Sorry for the long absence. I’ve been kinda preoccupied. As many of you know I’ve been waiting for years to finally get a breast reduction, and it will happen 2 weeks from today. My hubs joking says it’s “slapping God in the face” but he’s not the one walking around with back pain, permanent dents in his shoulders, and trying to find clothes that actually fit. I have a closet full of clothes that haven’t fit me since the time BC – Before Children. Tops that gets stretched out of shape so badly that I can make a turtle-neck look slutty.
Small-breasted women don’t have to worry about that sort of thing. They can go to work and look professional wearing just about anything. I have to carefully choose each piece of clothing I wear, and have to wear cami’s under nearly everything so I don’t come across as a woman who sleeps her way through her career.
And I can’t just play with my children at the park either. Because my monster-boobs will shift out of their bra if I dare turn a cartwheel. And I can’t just chase my girls across the playground for a friendly race. The last time I did that I was in quite a lot of pain from the jumblies bouncing around.

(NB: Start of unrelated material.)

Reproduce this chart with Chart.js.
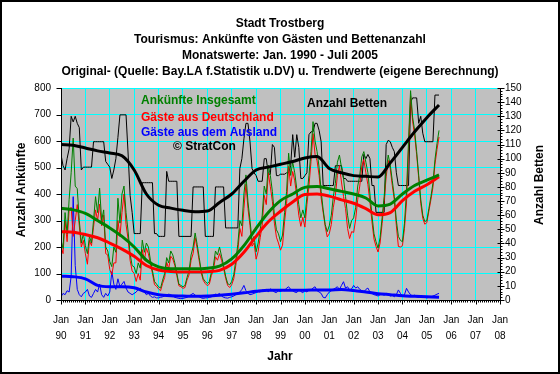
<!DOCTYPE html>
<html><head><meta charset="utf-8">
<script src="https://cdn.jsdelivr.net/npm/chart.js@4.4.0/dist/chart.umd.min.js"></script>
<style>html,body{margin:0;padding:0;background:#fff;}canvas{display:block;}</style>
</head><body>
<canvas id="c" width="560" height="374"></canvas>
<script>
const titleLines = [
  'Stadt Trostberg',
  'Tourismus: Ankünfte von Gästen und Bettenanzahl',
  'Monatswerte: Jan. 1990 - Juli 2005',
  'Original- (Quelle: Bay.LA f.Statistik u.DV) u. Trendwerte (eigene Berechnung)'
];
const yearLabels = ['90','91','92','93','94','95','96','97','98','99','00','01','02','03','04','05','06','07','08'];
const seriesNames = ['Ankünfte Insgesamt','Gäste aus Deutschland','Gäste aus dem Ausland','© StratCon','Anzahl Betten'];

// monthly values Jan 1990 - Jul 2005
const totalArrivals = [
 226,195,330,250,380,480,611,430,420,300,215,250,
 205,175,240,215,300,390,330,422,300,340,200,185,
 145,126,200,180,384,290,400,430,330,260,175,130,
 125,100,140,120,226,180,215,200,150,110,70,60,
 50,45,75,100,160,140,185,170,140,100,60,55,
 50,55,85,110,170,200,253,210,160,110,80,70,
 62,70,105,130,185,170,200,165,130,90,62,57,
 70,95,150,210,300,280,400,472,370,300,225,240,
 182,215,265,320,430,400,509,470,410,320,265,250,
 220,245,330,410,554,470,520,480,420,360,310,340,
 310,390,470,560,673,600,560,500,410,340,285,258,
 280,320,390,440,520,547,500,460,390,320,270,300,
 310,350,430,470,540,560,520,480,400,320,250,220,
 196,235,310,390,490,547,510,450,390,300,240,225,
 220,290,410,600,790,690,640,560,470,380,320,296,
 300,345,390,440,530,590,640
];
const germanGuests = [
 205,175,300,220,340,350,240,300,360,280,200,225,
 175,135,225,205,275,340,300,362,280,320,175,170,
 115,95,140,140,300,240,330,400,285,230,150,110,
 100,70,100,75,190,150,195,175,135,100,58,52,
 42,35,63,85,142,118,165,155,130,92,54,50,
 44,47,75,95,150,175,235,195,148,102,74,62,
 54,60,93,112,163,150,175,150,120,82,55,47,
 58,80,130,185,270,240,345,437,345,280,203,215,
 154,183,235,282,395,360,479,428,372,290,237,215,
 188,207,295,365,504,430,485,450,392,320,278,312,
 275,360,430,522,628,550,525,470,385,330,277,238,
 250,285,350,395,470,507,445,391,345,270,232,258,
 255,305,380,430,505,530,480,435,370,295,230,202,
 181,215,288,372,465,527,495,432,378,280,202,200,
 205,270,366,570,770,675,622,548,460,365,308,286,
 292,335,378,425,512,568,615
];
const foreignGuests = [
 12,25,20,35,30,90,390,130,40,20,12,25,
 30,40,15,10,25,40,30,60,20,10,25,15,
 30,107,60,40,80,50,60,70,45,30,25,20,
 25,30,40,45,35,30,20,25,15,10,12,8,
 8,10,12,15,18,22,20,15,10,8,6,5,
 6,8,10,15,20,25,18,15,12,8,6,8,
 8,10,12,18,22,20,25,15,10,8,7,10,
 12,15,20,25,30,40,55,35,25,20,22,25,
 28,32,30,38,35,40,30,42,38,30,28,35,
 32,38,35,45,50,40,35,30,28,40,32,28,
 35,30,40,38,45,50,35,30,25,10,8,20,
 30,35,40,45,50,40,55,69,45,50,38,42,
 55,45,50,40,35,30,40,45,30,25,20,18,
 15,20,22,18,25,20,15,18,12,20,38,25,
 15,20,44,30,20,15,18,12,10,15,12,10,
 8,10,12,15,18,22,25
];
const beds = [
 103,95,92,100,107,130,126,130,125,122,92,94,
 94,94,94,94,112,112,112,112,112,112,98,96,
 94,86,92,100,115,131,131,131,131,104,74,62,
 47,47,47,47,83,83,83,83,83,83,47,47,
 45,45,45,45,91,84,84,84,84,84,45,45,
 45,45,45,45,45,80,80,80,80,80,80,45,
 45,45,45,45,80,80,80,80,80,51,51,51,
 51,51,51,51,93,100,114,125,125,112,93,90,
 88,84,84,84,100,100,89,89,110,108,88,88,
 89,89,89,90,90,95,117,101,117,108,86,86,
 88,90,117,119,119,125,125,120,112,81,81,81,
 81,81,81,95,95,95,95,86,86,84,84,84,
 84,84,84,84,84,103,100,103,100,81,81,62,
 62,62,62,62,110,113,112,108,105,90,81,81,
 81,81,81,81,140,143,143,143,125,130,118,112,
 112,112,112,112,145,145,145
];

// trend values (every 6 months)
const trendMonths = [0,6,12,18,24,30,36,42,48,54,60,66,72,78,84,90,96,102,108,114,120,126,132,138,144,150,156,162,168,174,180,186];
const totalTrend   = [346,340,327,300,272,240,200,150,125,118,118,118,120,128,155,205,270,330,375,400,425,428,420,410,400,385,355,362,400,432,452,472];
const germanTrend  = [258,256,247,235,215,192,165,130,113,108,106,106,107,112,135,180,240,295,335,370,398,400,392,378,365,345,322,330,375,410,435,465];
const foreignTrend = [90,88,80,55,50,50,46,30,20,16,15,14,15,18,22,27,33,37,37,37,37,38,38,40,36,30,24,20,16,14,12,10];
const bedsTrend    = [110,109.5,107.5,105.5,104,102,92,75,67,65,63.5,62.5,63,69,75,84,92,94,96,98,100.5,101.5,93,90,88,87.5,87,97,108,119,129,138];

const FONT = '"Liberation Sans", Arial, sans-serif';
const mpts = arr => arr.map((v, i) => ({x: i, y: v}));
const tpts = arr => arr.map((v, i) => ({x: trendMonths[i], y: v}));

const bgPlugin = {
  id: 'bg',
  beforeDraw(chart) {
    const c = chart.ctx, a = chart.chartArea;
    c.save();
    c.fillStyle = '#fff';
    c.fillRect(0, 0, chart.width, chart.height);
    c.fillStyle = '#C0C0C0';
    c.fillRect(a.left, a.top, a.right - a.left, a.bottom - a.top);
    c.restore();
  }
};

const decoPlugin = {
  id: 'deco',
  afterDraw(chart) {
    const c = chart.ctx, a = chart.chartArea;
    const xs = chart.scales.x, ys = chart.scales.y, y1 = chart.scales.y1;
    c.save();
    c.strokeStyle = '#000';
    c.lineWidth = 1;
    c.beginPath();
    const L = Math.round(a.left) + 0.5, R = Math.round(a.right) + 0.5, B = Math.round(a.bottom) + 0.5;
    c.moveTo(L, a.top); c.lineTo(L, B);
    c.moveTo(L, B); c.lineTo(R, B);
    c.moveTo(R, a.top); c.lineTo(R, B);
    for (let m = 0; m <= 216; m++) {
      const x = Math.round(xs.getPixelForValue(m)) + 0.5;
      c.moveTo(x, B); c.lineTo(x, B + (m % 12 === 0 ? 4 : 2));
    }
    for (let v = 0; v <= 800; v += 100) {
      const y = Math.round(ys.getPixelForValue(v)) + 0.5;
      c.moveTo(L - 5, y); c.lineTo(L, y);
    }
    for (let v = 0; v <= 150; v += 2) {
      const y = Math.round(y1.getPixelForValue(v)) + 0.5;
      if (v % 10 === 0) { c.moveTo(R - 3, y); c.lineTo(R + 4, y); }
      else { c.moveTo(R, y); c.lineTo(R + 2, y); }
    }
    c.stroke();

    c.fillStyle = '#000';
    c.textAlign = 'center';
    c.textBaseline = 'middle';
    c.font = 'bold 12px ' + FONT;
    titleLines.forEach((t, i) => c.fillText(t, 280, 24 + i * 16));
    c.fillText('Jahr', 280, 357);
    c.save(); c.translate(22, 190); c.rotate(-Math.PI / 2); c.fillText('Anzahl Ankünfte', 0, 0); c.restore();
    c.save(); c.translate(540, 185); c.rotate(-Math.PI / 2); c.fillText('Anzahl Betten', 0, 0); c.restore();

    c.textAlign = 'left';
    c.font = 'bold 12px ' + FONT;
    c.fillStyle = '#008000'; c.fillText(seriesNames[0], 141, 101);
    c.fillStyle = '#FF0000'; c.fillText(seriesNames[1], 141, 118);
    c.fillStyle = '#0000FF'; c.fillText(seriesNames[2], 141, 133);
    c.fillStyle = '#000000'; c.fillText(seriesNames[3], 173, 147);
    c.fillText(seriesNames[4], 307, 104);

    c.lineWidth = 2;
    c.strokeRect(1, 1, chart.width - 2, chart.height - 2);
    c.restore();
  }
};

new Chart(document.getElementById('c'), {
  type: 'line',
  data: {
    datasets: [
      {data: tpts(bedsTrend), yAxisID: 'y1', borderColor: '#000000', borderWidth: 3, order: 0, cubicInterpolationMode: 'monotone'},
      {data: tpts(totalTrend), yAxisID: 'y', borderColor: '#008000', borderWidth: 3, order: 1, cubicInterpolationMode: 'monotone'},
      {data: tpts(germanTrend), yAxisID: 'y', borderColor: '#FF0000', borderWidth: 3, order: 2, cubicInterpolationMode: 'monotone'},
      {data: tpts(foreignTrend), yAxisID: 'y', borderColor: '#0000FF', borderWidth: 3, order: 3, cubicInterpolationMode: 'monotone'},
      {data: mpts(totalArrivals), yAxisID: 'y', borderColor: '#008000', borderWidth: 1, order: 4},
      {data: mpts(germanGuests), yAxisID: 'y', borderColor: '#FF0000', borderWidth: 1, order: 5},
      {data: mpts(foreignGuests), yAxisID: 'y', borderColor: '#0000FF', borderWidth: 1, order: 6},
      {data: mpts(beds), yAxisID: 'y1', borderColor: '#000000', borderWidth: 1, order: 7}
    ]
  },
  options: {
    responsive: false,
    animation: false,
    devicePixelRatio: 1,
    elements: {point: {radius: 0}, line: {tension: 0, fill: false}},
    plugins: {legend: {display: false}, tooltip: {enabled: false}, title: {display: false}},
    layout: {padding: {top: 88, left: 0, right: 0, bottom: 0}},
    scales: {
      x: {
        type: 'linear', min: 0, max: 216,
        afterFit(s) { s.height = 74; },
        grid: {color: '#00FFFF', lineWidth: 1, drawTicks: false},
        border: {display: false},
        ticks: {
          stepSize: 12, autoSkip: false, maxRotation: 0, padding: 12, color: '#000',
          font: {family: FONT, size: 10, lineHeight: 1.6},
          callback(v) { return v % 12 === 0 ? ['Jan', yearLabels[v / 12]] : ''; }
        }
      },
      y: {
        position: 'left', min: 0, max: 800,
        afterFit(s) { s.width = 61; },
        grid: {color: '#00FFFF', lineWidth: 1, drawTicks: false},
        border: {display: false},
        ticks: {stepSize: 100, padding: 10, color: '#000', font: {family: FONT, size: 10}}
      },
      y1: {
        position: 'right', min: 0, max: 150,
        afterFit(s) { s.width = 60; },
        grid: {drawOnChartArea: false, drawTicks: false},
        border: {display: false},
        ticks: {stepSize: 10, autoSkip: false, padding: 5, color: '#000', font: {family: FONT, size: 10}}
      }
    }
  },
  plugins: [bgPlugin, decoPlugin]
});
</script>
</body></html>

I need to wear some extreme-support sports bras to be able to go for a jog. And even with the largest cup size I can find for my 32″ ribcage (which are F cups, by the way), sports bras give me “quad boob”, that boob-bulge at the front and sides. Frankly I get quad boob from my properly fitted, $200 each, “pretty” bras – which still look like something out of my grandma’s undies drawer.
For 9 years now, my boobs have hindered by ability to stay active, and have given me all sorts of pain. So, the prospect of being able to function without needing to think of boob-related contingencies is so exciting! You mean I can just “play” with my children? You mean my back won’t constantly hurt? You mean I can wear sassy clothes without distorted, stretched out graphics?
But though I’m excited about the impact of those things, the fact remains that I’m facing surgery. It’s about 1.5 hours procedure, and I’ll be back home the same day. When I had to have a hernia repair I was in tears on the gurney because of the fear of what was to come. Surgery is just scary, and this one is elective. So I struggle with the pre-op surgery anxiety, and find myself wondering if all those reasons are justified for the pain and recuperation ahead. It turns out that I would have been facing surgery anyways – during a mammogram last month they found a lump in my left breast that needs to be removed (cannot feel it doing a breast self-exam). It will come out at my reduction, but I shudder to think what would have happened had I waited 10 years to go for my first mammogram. So this is another example of how this surgery is going to change/save my life.
But still what I wouldn’t give for some Ativan to calm my nerves.